Given request: Reproduce precisely the lines between the start of the data below and the line with "2.5625, 2.6875, 2.8125, 2.9375, 3.0625];", both included.

Data extract:

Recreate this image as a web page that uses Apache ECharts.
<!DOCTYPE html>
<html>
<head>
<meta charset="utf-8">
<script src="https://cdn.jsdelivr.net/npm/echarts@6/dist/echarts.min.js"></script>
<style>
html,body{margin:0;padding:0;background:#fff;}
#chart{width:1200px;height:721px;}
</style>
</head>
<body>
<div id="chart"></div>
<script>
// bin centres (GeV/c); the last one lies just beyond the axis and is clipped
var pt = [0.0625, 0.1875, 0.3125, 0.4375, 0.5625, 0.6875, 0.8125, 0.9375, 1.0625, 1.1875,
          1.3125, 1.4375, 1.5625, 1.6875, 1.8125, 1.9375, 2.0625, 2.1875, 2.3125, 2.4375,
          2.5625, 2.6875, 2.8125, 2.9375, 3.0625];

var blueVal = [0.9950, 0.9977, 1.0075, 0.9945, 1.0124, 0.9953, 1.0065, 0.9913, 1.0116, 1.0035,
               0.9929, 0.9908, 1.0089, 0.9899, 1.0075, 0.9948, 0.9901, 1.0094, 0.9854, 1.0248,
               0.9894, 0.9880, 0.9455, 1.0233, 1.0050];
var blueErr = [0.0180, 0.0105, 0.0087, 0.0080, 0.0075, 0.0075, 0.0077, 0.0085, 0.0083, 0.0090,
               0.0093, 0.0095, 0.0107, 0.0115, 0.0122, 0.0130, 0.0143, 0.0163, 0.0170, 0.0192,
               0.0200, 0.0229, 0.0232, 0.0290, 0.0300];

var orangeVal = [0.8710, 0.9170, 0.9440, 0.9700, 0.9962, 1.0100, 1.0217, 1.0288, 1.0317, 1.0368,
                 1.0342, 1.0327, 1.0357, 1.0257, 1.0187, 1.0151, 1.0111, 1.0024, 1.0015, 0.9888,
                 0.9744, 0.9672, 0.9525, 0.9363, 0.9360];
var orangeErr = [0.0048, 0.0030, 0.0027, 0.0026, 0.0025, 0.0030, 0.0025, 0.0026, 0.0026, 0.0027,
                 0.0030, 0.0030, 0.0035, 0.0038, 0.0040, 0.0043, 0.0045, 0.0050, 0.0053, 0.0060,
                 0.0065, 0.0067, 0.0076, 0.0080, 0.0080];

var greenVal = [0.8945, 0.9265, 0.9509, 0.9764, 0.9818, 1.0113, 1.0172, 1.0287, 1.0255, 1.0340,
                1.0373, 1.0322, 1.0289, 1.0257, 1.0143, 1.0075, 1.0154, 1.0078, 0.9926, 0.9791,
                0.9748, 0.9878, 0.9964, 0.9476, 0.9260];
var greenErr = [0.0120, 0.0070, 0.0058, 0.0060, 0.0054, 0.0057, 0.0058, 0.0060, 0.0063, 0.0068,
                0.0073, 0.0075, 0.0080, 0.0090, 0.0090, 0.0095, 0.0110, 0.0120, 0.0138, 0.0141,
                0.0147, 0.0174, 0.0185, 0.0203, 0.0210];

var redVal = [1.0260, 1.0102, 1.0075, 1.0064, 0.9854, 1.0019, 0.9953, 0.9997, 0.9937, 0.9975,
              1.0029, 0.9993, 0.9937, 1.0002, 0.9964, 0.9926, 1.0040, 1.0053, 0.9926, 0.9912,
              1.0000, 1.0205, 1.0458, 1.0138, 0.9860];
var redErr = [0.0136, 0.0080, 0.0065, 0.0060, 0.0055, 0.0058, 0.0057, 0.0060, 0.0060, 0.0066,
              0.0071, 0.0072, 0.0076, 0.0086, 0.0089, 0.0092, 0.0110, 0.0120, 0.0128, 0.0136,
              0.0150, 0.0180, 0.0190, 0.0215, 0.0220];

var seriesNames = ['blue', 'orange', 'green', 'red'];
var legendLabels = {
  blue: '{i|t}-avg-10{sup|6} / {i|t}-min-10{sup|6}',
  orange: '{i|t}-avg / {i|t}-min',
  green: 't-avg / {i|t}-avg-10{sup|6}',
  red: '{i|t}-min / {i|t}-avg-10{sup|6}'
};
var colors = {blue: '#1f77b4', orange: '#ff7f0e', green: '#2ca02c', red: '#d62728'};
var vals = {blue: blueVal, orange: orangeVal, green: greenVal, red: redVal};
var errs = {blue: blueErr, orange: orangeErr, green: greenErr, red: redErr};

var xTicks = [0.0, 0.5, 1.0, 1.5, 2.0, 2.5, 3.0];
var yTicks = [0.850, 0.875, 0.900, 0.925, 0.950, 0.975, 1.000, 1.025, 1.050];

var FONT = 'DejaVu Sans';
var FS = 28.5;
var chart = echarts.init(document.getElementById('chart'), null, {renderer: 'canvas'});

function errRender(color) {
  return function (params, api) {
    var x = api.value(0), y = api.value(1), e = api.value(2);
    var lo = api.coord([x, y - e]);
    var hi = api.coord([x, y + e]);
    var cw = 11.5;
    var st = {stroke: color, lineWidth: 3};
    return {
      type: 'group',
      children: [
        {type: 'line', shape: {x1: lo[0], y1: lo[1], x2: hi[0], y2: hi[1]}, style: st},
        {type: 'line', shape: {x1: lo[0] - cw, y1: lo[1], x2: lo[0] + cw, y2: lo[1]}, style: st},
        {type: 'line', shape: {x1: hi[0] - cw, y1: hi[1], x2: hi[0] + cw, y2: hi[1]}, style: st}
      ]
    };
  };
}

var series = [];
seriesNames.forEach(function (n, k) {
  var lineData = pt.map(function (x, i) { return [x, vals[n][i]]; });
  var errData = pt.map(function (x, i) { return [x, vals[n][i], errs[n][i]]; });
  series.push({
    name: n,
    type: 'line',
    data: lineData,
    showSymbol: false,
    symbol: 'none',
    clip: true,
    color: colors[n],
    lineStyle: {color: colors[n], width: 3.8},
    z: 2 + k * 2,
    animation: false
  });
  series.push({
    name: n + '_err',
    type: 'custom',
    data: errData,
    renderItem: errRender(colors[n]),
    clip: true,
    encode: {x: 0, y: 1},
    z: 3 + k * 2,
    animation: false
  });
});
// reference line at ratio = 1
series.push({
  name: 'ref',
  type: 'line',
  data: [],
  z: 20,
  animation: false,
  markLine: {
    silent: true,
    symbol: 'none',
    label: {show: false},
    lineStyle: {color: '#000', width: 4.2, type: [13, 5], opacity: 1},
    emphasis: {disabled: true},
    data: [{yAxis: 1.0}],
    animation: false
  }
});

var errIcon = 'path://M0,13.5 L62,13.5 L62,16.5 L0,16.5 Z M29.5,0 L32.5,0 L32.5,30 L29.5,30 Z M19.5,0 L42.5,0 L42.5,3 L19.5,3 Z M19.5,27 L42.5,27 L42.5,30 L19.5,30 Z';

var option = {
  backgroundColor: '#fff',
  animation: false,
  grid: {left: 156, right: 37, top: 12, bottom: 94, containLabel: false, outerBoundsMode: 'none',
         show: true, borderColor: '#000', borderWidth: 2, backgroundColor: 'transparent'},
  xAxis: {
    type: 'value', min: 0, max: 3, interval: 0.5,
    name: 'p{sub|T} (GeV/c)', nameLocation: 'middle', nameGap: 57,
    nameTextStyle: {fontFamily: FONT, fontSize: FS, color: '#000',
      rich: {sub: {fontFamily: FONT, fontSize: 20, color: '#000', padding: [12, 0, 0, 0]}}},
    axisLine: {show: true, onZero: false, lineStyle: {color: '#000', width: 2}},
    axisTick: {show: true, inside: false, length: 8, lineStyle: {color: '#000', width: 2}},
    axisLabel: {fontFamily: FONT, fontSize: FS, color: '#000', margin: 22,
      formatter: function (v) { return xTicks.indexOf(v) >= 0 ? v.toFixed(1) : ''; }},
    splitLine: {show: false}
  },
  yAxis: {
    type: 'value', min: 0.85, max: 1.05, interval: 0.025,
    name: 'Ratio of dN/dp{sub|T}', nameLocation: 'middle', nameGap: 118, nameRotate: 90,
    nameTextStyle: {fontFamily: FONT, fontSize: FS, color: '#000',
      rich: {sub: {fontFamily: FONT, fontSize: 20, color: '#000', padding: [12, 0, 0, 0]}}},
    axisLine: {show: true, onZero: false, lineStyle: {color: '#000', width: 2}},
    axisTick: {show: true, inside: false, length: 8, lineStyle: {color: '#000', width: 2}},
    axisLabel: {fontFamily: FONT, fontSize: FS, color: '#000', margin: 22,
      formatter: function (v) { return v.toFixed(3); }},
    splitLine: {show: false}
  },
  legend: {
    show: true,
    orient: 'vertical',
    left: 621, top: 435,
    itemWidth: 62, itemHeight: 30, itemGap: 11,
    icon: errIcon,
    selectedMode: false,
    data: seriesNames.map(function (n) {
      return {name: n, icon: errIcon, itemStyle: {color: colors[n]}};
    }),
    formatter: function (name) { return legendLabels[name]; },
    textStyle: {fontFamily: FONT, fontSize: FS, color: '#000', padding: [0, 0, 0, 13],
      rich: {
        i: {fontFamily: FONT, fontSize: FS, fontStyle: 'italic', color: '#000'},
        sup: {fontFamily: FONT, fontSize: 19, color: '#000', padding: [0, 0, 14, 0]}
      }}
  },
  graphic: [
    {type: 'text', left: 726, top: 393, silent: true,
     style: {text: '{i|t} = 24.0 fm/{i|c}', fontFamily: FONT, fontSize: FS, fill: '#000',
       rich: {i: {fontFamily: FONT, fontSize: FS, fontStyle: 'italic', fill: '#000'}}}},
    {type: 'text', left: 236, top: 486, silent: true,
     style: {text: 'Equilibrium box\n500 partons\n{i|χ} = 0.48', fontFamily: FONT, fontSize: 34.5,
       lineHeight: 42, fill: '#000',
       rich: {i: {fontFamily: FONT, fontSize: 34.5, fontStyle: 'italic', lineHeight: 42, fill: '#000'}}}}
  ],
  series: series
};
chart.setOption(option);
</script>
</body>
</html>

Response below:
Recreate this image as a web page that uses Apache ECharts.
<!DOCTYPE html>
<html>
<head>
<meta charset="utf-8">
<script src="https://cdn.jsdelivr.net/npm/echarts@6/dist/echarts.min.js"></script>
<style>
html,body{margin:0;padding:0;background:#fff;}
#chart{width:1200px;height:721px;}
</style>
</head>
<body>
<div id="chart"></div>
<script>
// bin centres (GeV/c); the last one lies just beyond the axis and is clipped
var pt = [0.0625, 0.1875, 0.3125, 0.4375, 0.5625, 0.6875, 0.8125, 0.9375, 1.0625, 1.1875,
          1.3125, 1.4375, 1.5625, 1.6875, 1.8125, 1.9375, 2.0625, 2.1875, 2.3125, 2.4375,
          2.5625, 2.6875, 2.8125, 2.9375, 3.0625];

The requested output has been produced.